WE HAVE NOT SOUGHT, NOR HAVE WE RECEIVED, PERMISSION FROM ANY THIRD-PARTY TO INCLUDE THEIR INFORMATION IN THIS COMMUNICATION. ANY SUCH INFORMATION SHOULD NOT BE VIEWED AS INDICATING THE SUPPORT OF SUCH THIRD PARTY FOR THE VIEWS EXPRESSED HEREIN.

 

OUR VIEWS AND OUR HOLDINGS COULD CHANGE AT ANY TIME. WE MAY SELL ANY OR ALL OF OUR HOLDINGS OR INCREASE OUR HOLDINGS BY PURCHASING ADDITIONAL SECURITIES. WE MAY TAKE ANY OF THESE OR OTHER ACTIONS REGARDING ILLUMINA WITHOUT UPDATING THIS COMMUNICATION OR

    

 

PROVIDING ANY NOTICE WHATSOEVER OF ANY SUCH CHANGES (EXCEPT AS OTHERWISE REQUIRED BY LAW).

 

FORWARD-LOOKING STATEMENTS:

 

Certain statements contained in this communication are forward-looking statements including, but not limited to, statements that are predications of or indicate future events, trends, plans or objectives. Undue reliance should not be placed on such statements because, by their nature, they are subject to known and unknown risks and uncertainties. Forward-looking statements are not guarantees of future performance or activities and are subject to many risks and uncertainties. Due to such risks and uncertainties, actual events or results or actual performance may differ materially from those reflected or contemplated in such forward-looking statements.
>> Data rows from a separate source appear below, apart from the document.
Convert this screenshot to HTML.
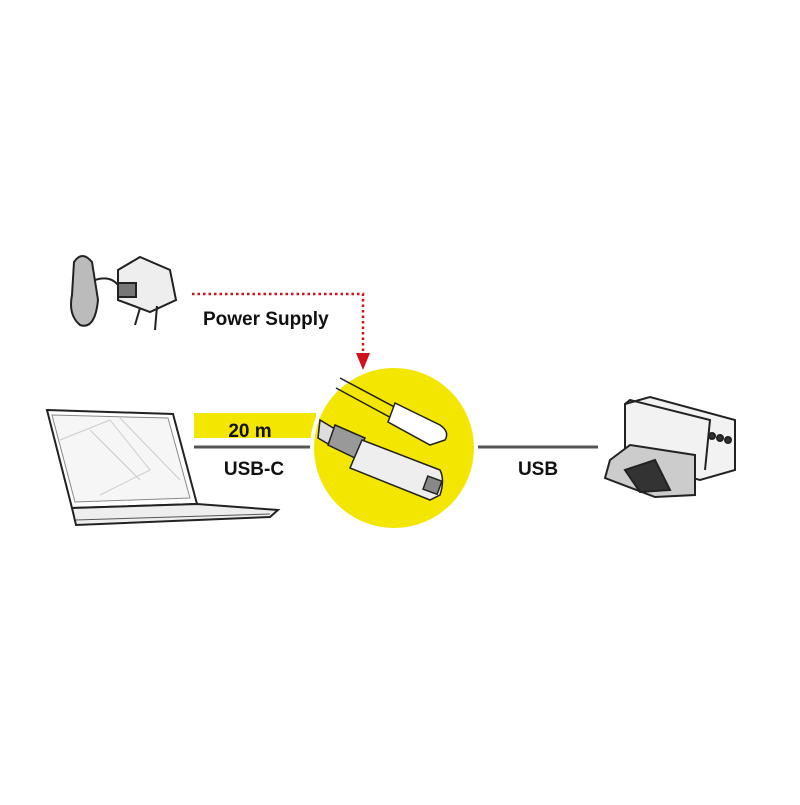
<!DOCTYPE html>
<html><head><meta charset="utf-8"><style>
html,body{margin:0;padding:0;background:#fff;}
body{width:800px;height:800px;position:relative;overflow:hidden;font-family:"Liberation Sans",sans-serif;}
</style></head><body>
<svg width="800" height="800" viewBox="0 0 800 800" xmlns="http://www.w3.org/2000/svg">
<rect width="800" height="800" fill="#fff"/>
<!-- yellow bar -->
<rect x="194" y="413" width="122" height="25" fill="#f3e600"/>
<!-- main line -->
<line x1="194" y1="447" x2="598" y2="447" stroke="#555" stroke-width="3"/>
<!-- circle -->
<circle cx="394" cy="448" r="84" fill="#fff"/>
<circle cx="394" cy="448" r="80" fill="#f3e600"/>
<!-- cables in circle -->
<g stroke="#222" stroke-width="1.5" fill="#fff">
<path d="M340 378 L400 410 L395 420 L336 388" fill="none"/>
<path d="M395 403 L440 425 Q450 432 445 440 L430 445 L388 422 Z"/>
<path d="M320 420 L340 432 L330 445 L318 438 Z" fill="#ddd"/>
<path d="M335 425 L365 438 L355 458 L328 445 Z" fill="#999"/>
<path d="M362 440 L440 470 Q445 480 440 495 L430 500 L350 468 Z" fill="#eee"/>
<rect x="425" y="478" width="15" height="14" fill="#888" transform="rotate(20 432 485)"/>
</g>
<!-- red dotted arrow -->
<path d="M192 294 L363 294 L363 354" fill="none" stroke="#d0101a" stroke-width="2.5" stroke-dasharray="2.5 3"/>
<polygon points="356,353 370,353 363,370" fill="#d0101a"/>
<!-- text -->
<g font-family="Liberation Sans, sans-serif" font-weight="bold" fill="#111">
<text x="203" y="325" font-size="19">Power Supply</text>
<text x="250" y="437" font-size="19" text-anchor="middle">20 m</text>
<text x="254" y="475" font-size="19" text-anchor="middle">USB-C</text>
<text x="538" y="475" font-size="19" text-anchor="middle">USB</text>
</g>
<!-- laptop -->
<g stroke="#222" stroke-width="2" fill="#fff">
<polygon points="47,410 173,414 197,504 72,508"/>
<polygon points="52,415 168,418 190,498 75,502" fill="#f6f6f6" stroke="#888" stroke-width="1"/>
<polygon points="72,508 197,504 278,510 270,517 76,525" fill="#eee"/>
<line x1="76" y1="520" x2="270" y2="514" stroke="#555" stroke-width="1"/>
</g>
<g stroke="#ccc" stroke-width="1" fill="none">
<path d="M60 440 L110 420 L150 470 L100 495"/><path d="M90 430 L140 480"/><path d="M120 418 L180 480"/>
</g>
<!-- power adapter -->
<g stroke="#222" stroke-width="2" fill="#eee">
<path d="M74 262 Q82 250 92 262 L98 300 Q95 330 80 325 Q68 315 72 295 Z" fill="#bbb"/>
<path d="M95 280 Q110 275 118 285"  fill="none"/>
<polygon points="118,270 140,257 170,270 176,300 150,312 118,300"/>
<rect x="118" y="283" width="18" height="14" fill="#777"/>
<line x1="140" y1="308" x2="135" y2="325"/><line x1="157" y1="306" x2="155" y2="330"/>
</g>
<!-- printer -->
<g stroke="#222" stroke-width="2" fill="#f2f2f2">
<path d="M625 404 L650 397 L735 420 L735 470 L700 480 L625 460 Z"/>
<path d="M625 404 L630 400 L710 420 L705 470"  fill="none"/>
<polygon points="610,460 630,445 695,455 695,495 655,497 605,478" fill="#ccc"/>
<path d="M625 470 L655 460 L670 490 L640 492 Z" fill="#333"/>
<circle cx="712" cy="436" r="3" fill="#333"/><circle cx="720" cy="438" r="3" fill="#333"/><circle cx="728" cy="440" r="3" fill="#333"/>
</g>
</svg>
</body></html>
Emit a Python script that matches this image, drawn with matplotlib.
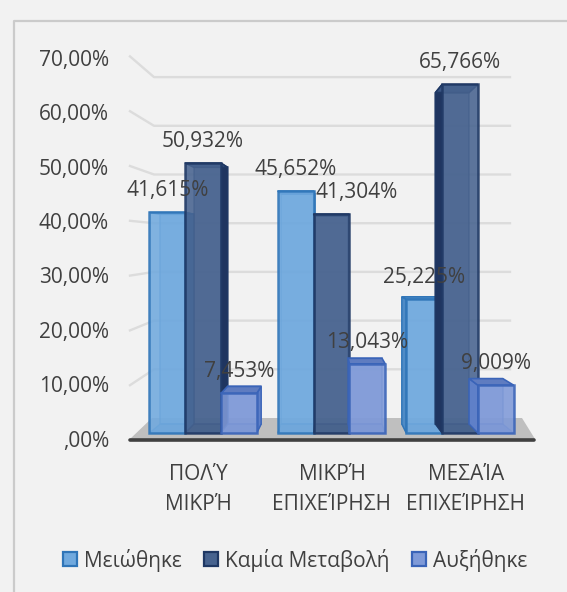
import matplotlib
matplotlib.use('Agg')
import matplotlib.pyplot as plt
from matplotlib.patches import Polygon, Rectangle
from matplotlib.lines import Line2D

plt.rcParams['font.family'] = ['Open Sans', 'DejaVu Sans']

# data
categories = ['ΠΟΛΎ\nΜΙΚΡΉ', 'ΜΙΚΡΉ\nΕΠΙΧΕΊΡΗΣΗ', 'ΜΕΣΑΊΑ\nΕΠΙΧΕΊΡΗΣΗ']
series_names = ['Μειώθηκε', 'Καμία Μεταβολή', 'Αυξήθηκε']
meiothike = [41.615, 45.652, 25.225]
kamia = [50.932, 41.304, 65.766]
afxithike = [7.453, 13.043, 9.009]
y_ticks = [0, 10, 20, 30, 40, 50, 60, 70]
y_tick_labels = [',00%', '10,00%', '20,00%', '30,00%', '40,00%', '50,00%', '60,00%', '70,00%']

# style
fills = ['#70a9de', '#47638f', '#7f9ad8']
edges = ['#2f75b8', '#1f3864', '#3a64b8']
sides = ['#4f8bc6', '#1f3560', '#5f80c8']
tops = ['#5f9ad2', '#3a5583', '#5f7cc0']
text_col = '#404040'
W, H = 567, 592
FS = 15

fig = plt.figure(figsize=(W / 100, H / 100), dpi=100, facecolor='#f2f2f2')
ax = fig.add_axes([0, 0, 1, 1])
ax.axis('off')

# one group = 128.5 px, one percent = 5.3 px on the front plane of the bars
ax.set_xlim((0 - 203) / 128.5, (W - 203) / 128.5)
ax.set_ylim((433 - H) / 5.3, 433 / 5.3)
bar_w = 35.8 / 128.5


def fx(p):
    return p / W


def fy(p):
    return 1 - p / H


def back(x, v):
    # perspective: back face of a bar
    return 1 + (x - 1) * 0.94, 9 / 5.3 + v * 5.04 / 5.3


def fig_poly(pts, **kw):
    fig.add_artist(Polygon([(fx(a), fy(b)) for a, b in pts], transform=fig.transFigure, **kw))


def fig_line(xs, ys, **kw):
    fig.add_artist(Line2D([fx(a) for a in xs], [fy(b) for b in ys], transform=fig.transFigure, **kw))


# frame: top and left only, the rest runs off the picture
fig_line([14, 14, W + 5], [H + 5, 21, 21], color='#cbcbcb', lw=1.6, zorder=-5)

# walls
for t in y_ticks[1:]:
    wy = 418 - 4.87 * t
    fig_line([130, 154, 510], [440 - 5.48 * t, wy, wy], color='#dcdcdc', lw=1.7, zorder=-4)

# floor
fig_poly([(130, 439), (152, 418), (522, 418), (535, 439)], facecolor='#bfbfbf', edgecolor='none', zorder=-3)
fig_line([130, 534], [440, 440], color='#404040', lw=2.6, solid_capstyle='round', zorder=-2)


def draw_bar(x0, v, j):
    x1 = x0 + bar_w
    f = [(x0, 0), (x1, 0), (x1, v), (x0, v)]
    b = [back(x, y) for x, y in f]
    ec = edges[j]
    # inside of the box, seen through the front
    ax.add_patch(Polygon(b, facecolor=fills[j], edgecolor=ec, lw=1.2, alpha=0.55))
    ax.add_patch(Polygon([f[0], f[1], b[1], b[0]], facecolor=sides[j], edgecolor=ec, lw=1, alpha=0.6))
    if b[1][0] > x1:
        ax.add_patch(Polygon([f[1], f[2], b[2], b[1]], facecolor=sides[j], edgecolor=ec, lw=1))
    if b[0][0] < x0:
        ax.add_patch(Polygon([f[0], f[3], b[3], b[0]], facecolor=sides[j], edgecolor=ec, lw=1))
    ax.add_patch(Polygon([f[3], f[2], b[2], b[3]], facecolor=tops[j], edgecolor=ec, lw=1.2))
    ax.add_patch(Polygon(f, facecolor=fills[j], edgecolor=ec, lw=1.8, alpha=0.88))


values = [meiothike, kamia, afxithike]
for i in range(len(categories)):
    for j in range(len(values)):
        draw_bar(i + (j - 1.5) * bar_w, values[j][i], j)

# value labels
for i in range(len(categories)):
    for j in range(len(values)):
        v = values[j][i]
        lx = i + (j - 1) * bar_w
        if i == 1 and j == 1:
            lx += 25 / 128.5
        ax.text(lx, v + 21.5 / 5.3, f'{v:.3f}%'.replace('.', ','), ha='center', va='center',
                fontsize=FS, color=text_col, zorder=5)

# axis labels
for t, lab in zip(y_ticks, y_tick_labels):
    fig.text(fx(109), fy(441 - 5.44 * t), lab, ha='right', va='center', fontsize=FS, color=text_col)

for i, lab in enumerate(categories):
    for k, part in enumerate(lab.split('\n')):
        fig.text(fx(332 + (i - 1) * 134), fy(475 + k * 30), part, ha='center', va='center',
                 fontsize=FS, color=text_col)

# legend
leg_box = [63, 204, 412]
leg_txt = [84, 225, 433]
for j, name in enumerate(series_names):
    fig.add_artist(Rectangle((fx(leg_box[j]), fy(566)), 14 / W, 14 / H, transform=fig.transFigure,
                             facecolor=fills[j], edgecolor=edges[j], lw=1.6))
    fig.text(fx(leg_txt[j]), fy(560), name, ha='left', va='center', fontsize=FS, color=text_col)

fig.savefig('out.png', dpi=100, facecolor=fig.get_facecolor())
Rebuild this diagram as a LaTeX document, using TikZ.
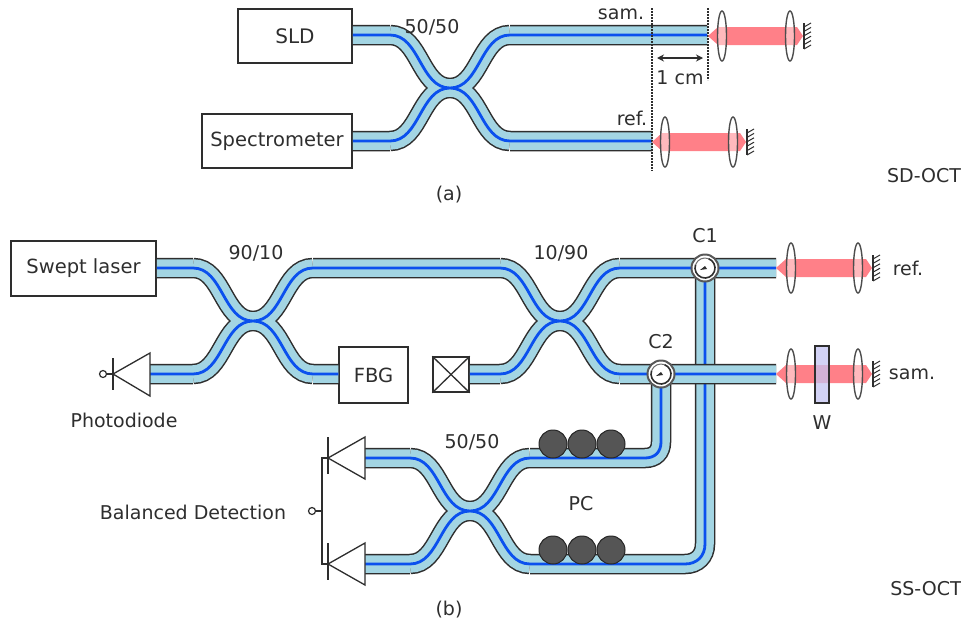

Forward-looking statements can be identified by the use of the future tense or other forward-looking words such as “believe,” “expect,” “anticipate,” “intend,” “plan,” “estimate,” “should,” “may,” “will,” “objective,” “projection,” “forecast,” “management believes,” “continue,” “strategy,” “position” or the negative of those terms or other variations of them or by comparable terminology.

 

Important factors that could cause actual results to differ materially from the expectations set forth in this communication include, among other things, the factors identified in Illumina’s public filings. Such forward-looking statements should therefore be construed in light of such factors, and we are under no obligation, and expressly disclaim any intention or obligation, to update or revise any forward-looking statements, whether as a result of new information, future events or otherwise, except as required by law.